R: Compute a list of clonotypes that are shared between seurat...

getSharedClones {APackOfTheClones}

R Documentation

Compute a list of clonotypes that are shared between seurat clusters

Description

This function allows users to get a list of clonotypes that are shared between clusters based on the levels of the active cell identities / some custom identity based on the alt_ident. A list is returned with its names being the shared clonotypes, and the values are numeric vectors indicating the index of the clusters that clonotype is found in. The index corresponds to the index in the default levels of the factored identities.

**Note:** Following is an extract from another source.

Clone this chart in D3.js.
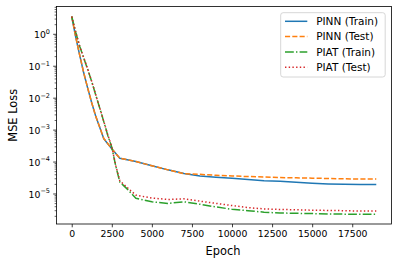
<!DOCTYPE html>
<html>
<head>
<meta charset="utf-8">
<script src="https://cdn.jsdelivr.net/npm/d3@7"></script>
<style>
  html, body { margin: 0; padding: 0; background: #fff; }
  svg { display: block; font-family: "DejaVu Sans", sans-serif; }
</style>
</head>
<body>
<svg id="chart" width="397" height="265"></svg>
<script>
// ---- data ----
const pinnTrainEpochs = [0,250,500,750,1000,1250,1500,1750,2000,2500,3000,4000,5000,6000,7000,8000,9000,10000,11000,12000,13000,14000,15000,16000,17000,18000,19000];
const pinnTrainLoss   = [3.47,0.79,0.21,0.059,0.0195,6.8e-3,2.6e-3,1.17e-3,5.2e-4,2.5e-4,1.26e-4,1.0e-4,7.4e-5,5.5e-5,4.2e-5,3.55e-5,3.24e-5,3.0e-5,2.75e-5,2.5e-5,2.4e-5,2.24e-5,2.1e-5,2.0e-5,1.95e-5,1.9e-5,1.9e-5];

const pinnTestEpochs  = [0,250,500,750,1000,1250,1500,1750,2000,2500,3000,4000,5000,6000,7000,8000,9000,10000,11000,12000,13000,14000,15000,16000,17000,18000,19000];
const pinnTestLoss    = [3.47,0.80,0.21,0.060,0.0197,6.9e-3,2.6e-3,1.18e-3,5.3e-4,2.5e-4,1.27e-4,1.0e-4,7.4e-5,5.5e-5,4.2e-5,3.98e-5,3.72e-5,3.55e-5,3.39e-5,3.31e-5,3.16e-5,3.09e-5,3.02e-5,2.95e-5,2.88e-5,2.82e-5,2.82e-5];

const piatTrainEpochs = [0,250,500,750,1000,1250,1500,1750,2000,2250,2500,2750,3000,3500,4000,5000,6000,7000,8000,9000,10000,11000,12000,13000,14000,15000,16000,17000,18000,19000];
const piatTrainLoss   = [3.47,1.12,0.40,0.174,0.076,0.0316,0.012,4.7e-3,1.78e-3,6.6e-4,2.8e-4,7.1e-5,2.3e-5,1.32e-5,7.1e-6,5.5e-6,4.9e-6,5.5e-6,4.6e-6,3.8e-6,3.2e-6,2.9e-6,2.6e-6,2.45e-6,2.4e-6,2.35e-6,2.3e-6,2.26e-6,2.24e-6,2.24e-6];

const piatTestEpochs  = [0,250,500,750,1000,1250,1500,1750,2000,2250,2500,2750,3000,3500,4000,5000,6000,7000,8000,9000,10000,11000,12000,13000,14000,15000,16000,17000,18000,19000];
const piatTestLoss    = [3.47,1.13,0.41,0.178,0.078,0.0322,0.0123,4.8e-3,1.82e-3,6.8e-4,2.9e-4,7.4e-5,2.5e-5,1.48e-5,8.9e-6,7.2e-6,6.5e-6,6.8e-6,5.75e-6,4.9e-6,4.2e-6,3.6e-6,3.3e-6,3.16e-6,3.1e-6,3.0e-6,2.95e-6,2.9e-6,2.82e-6,2.82e-6];

const seriesNames = ["PINN (Train)", "PINN (Test)", "PIAT (Train)", "PIAT (Test)"];
const xTickValues = [0,2500,5000,7500,10000,12500,15000,17500];
const yTickExponents = [0,-1,-2,-3,-4,-5];

// ---- layout ----
const svg = d3.select("#chart");
const L = 56.5, R = 391.5, T = 6.5, B = 224;
const x = d3.scaleLinear().domain([-950, 19950]).range([L, R]);
const y = d3.scaleLog().domain([Math.pow(10, 0.855), Math.pow(10, -5.955)]).range([T, B]);

const series = [
  {name: seriesNames[0], ep: pinnTrainEpochs, v: pinnTrainLoss, color: "#1f77b4", dash: null},
  {name: seriesNames[1], ep: pinnTestEpochs,  v: pinnTestLoss,  color: "#ff7f0e", dash: "5.1,2.2"},
  {name: seriesNames[2], ep: piatTrainEpochs, v: piatTrainLoss, color: "#2ca02c", dash: "8.8,2.2,1.4,2.2"},
  {name: seriesNames[3], ep: piatTestEpochs,  v: piatTestLoss,  color: "#d62728", dash: "1.4,2.3"}
];

const line = d3.line().x(d => x(d[0])).y(d => y(d[1]));
const plot = svg.append("g");
plot.append("defs").append("clipPath").attr("id","clip").append("rect")
  .attr("x", L).attr("y", T).attr("width", R-L).attr("height", B-T);
series.forEach(s => {
  plot.append("path")
    .attr("clip-path","url(#clip)")
    .attr("d", line(s.ep.map((e,i) => [e, s.v[i]])))
    .attr("fill","none").attr("stroke", s.color).attr("stroke-width", 1.5)
    .attr("stroke-dasharray", s.dash).attr("stroke-linecap","butt").attr("stroke-linejoin","round");
});

// ---- axes ----
const tickFont = 9.3;
const xAxis = d3.axisBottom(x).tickValues(xTickValues).tickSize(3.3).tickPadding(3.2).tickFormat(d3.format("d"));
const gx = svg.append("g").attr("transform", `translate(0,${B})`).call(xAxis);
gx.select(".domain").remove();
gx.selectAll(".tick line").attr("stroke","#000").attr("stroke-width",0.75);
gx.selectAll(".tick text").attr("font-size", tickFont).attr("fill","#000").attr("font-family","DejaVu Sans");

// minor y ticks
const minor = [];
for (let e = -6; e <= 0; e++) for (let m = 2; m <= 9; m++) {
  const v = m * Math.pow(10, e);
  if (v >= y.domain()[1] && v <= y.domain()[0]) minor.push(v);
}
const gym = svg.append("g").attr("transform", `translate(${L},0)`)
  .call(d3.axisLeft(y).tickValues(minor).tickSize(1.9).tickFormat(""));
gym.select(".domain").remove();
gym.selectAll(".tick line").attr("stroke","#000").attr("stroke-width",0.6);

const majorVals = yTickExponents.map(e => Math.pow(10, e));
const gy = svg.append("g").attr("transform", `translate(${L},0)`)
  .call(d3.axisLeft(y).tickValues(majorVals).tickSize(3.3).tickFormat(""));
gy.select(".domain").remove();
gy.selectAll(".tick line").attr("stroke","#000").attr("stroke-width",0.75);
gy.selectAll(".tick").each(function(d, i) {
  const e = yTickExponents[i];
  const t = d3.select(this).append("text")
    .attr("x", -6.5).attr("dy", "0.38em").attr("text-anchor","end")
    .attr("font-size", tickFont).attr("fill","#000").attr("font-family","DejaVu Sans");
  t.append("tspan").text("10");
  t.append("tspan").attr("font-size", tickFont*0.7).attr("dy", -4.2).text(e < 0 ? "\u2212" + (-e) : String(e));
});

// frame
svg.append("rect").attr("x", L).attr("y", T).attr("width", R-L).attr("height", B-T)
  .attr("fill","none").attr("stroke","#000").attr("stroke-width",0.8);

// axis labels
svg.append("text").attr("x", (L+R)/2 - 1).attr("y", 254.5).attr("text-anchor","middle")
  .attr("font-size", 11.4).attr("fill","#000").text("Epoch");
svg.append("text").attr("transform", `translate(16.5,${(T+B)/2}) rotate(-90)`).attr("text-anchor","middle")
  .attr("font-size", 11.4).attr("fill","#000").text("MSE Loss");

// legend
const lg = svg.append("g");
lg.append("rect").attr("x", 280.7).attr("y", 12.7).attr("width", 104.5).attr("height", 64.3)
  .attr("rx", 2.5).attr("fill","#fff").attr("fill-opacity",0.8).attr("stroke","#cccccc").attr("stroke-width",0.8);
const rowY = [21.3, 36.6, 51.9, 67.2];
series.forEach((s, i) => {
  lg.append("line").attr("x1", 285).attr("x2", 307.3).attr("y1", rowY[i]).attr("y2", rowY[i])
    .attr("stroke", s.color).attr("stroke-width", 1.5).attr("stroke-dasharray", s.dash);
  lg.append("text").attr("x", 316.2).attr("y", rowY[i]).attr("dy","0.36em")
    .attr("font-size", 10.5).attr("fill","#000").text(s.name);
});
</script>
</body>
</html>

If run_id is inputted, then the function will attempt to get the shared clonotypes from the corresponding APackOfTheClones run generated from RunAPOTC. Otherwise, it will use the filtering / subsetting parameters to generate the shared clones.

Usage

getSharedClones(
  seurat_obj,
  reduction_base = "umap",
  clonecall = "strict",
  ...,
  extra_filter = NULL,
  alt_ident = NULL,
  run_id = NULL,
  top = NULL,
  top_per_cl = NULL,
  intop = NULL,
  intop_per_cl = NULL,
  publicity = c(2L, Inf)
)

Arguments

`seurat_obj`	Seurat object with one or more dimension reductions and already have been integrated with a TCR/BCR library with `scRepertoire::combineExpression`.
`reduction_base`	character. The seurat reduction to base the clonal expansion plotting on. Defaults to `'umap'` but can be any reduction present within the reductions slot of the input seurat object, including custom ones. If ''pca'“, the cluster coordinates will be based on PC1 and PC2. However, generally APackOfTheClones is used for displaying UMAP and occasionally t-SNE versions to intuitively highlight clonal expansion.
`clonecall`	character. The column name in the seurat object metadata to use. See `scRepertoire` documentation for more information about this parameter that is central to both packages.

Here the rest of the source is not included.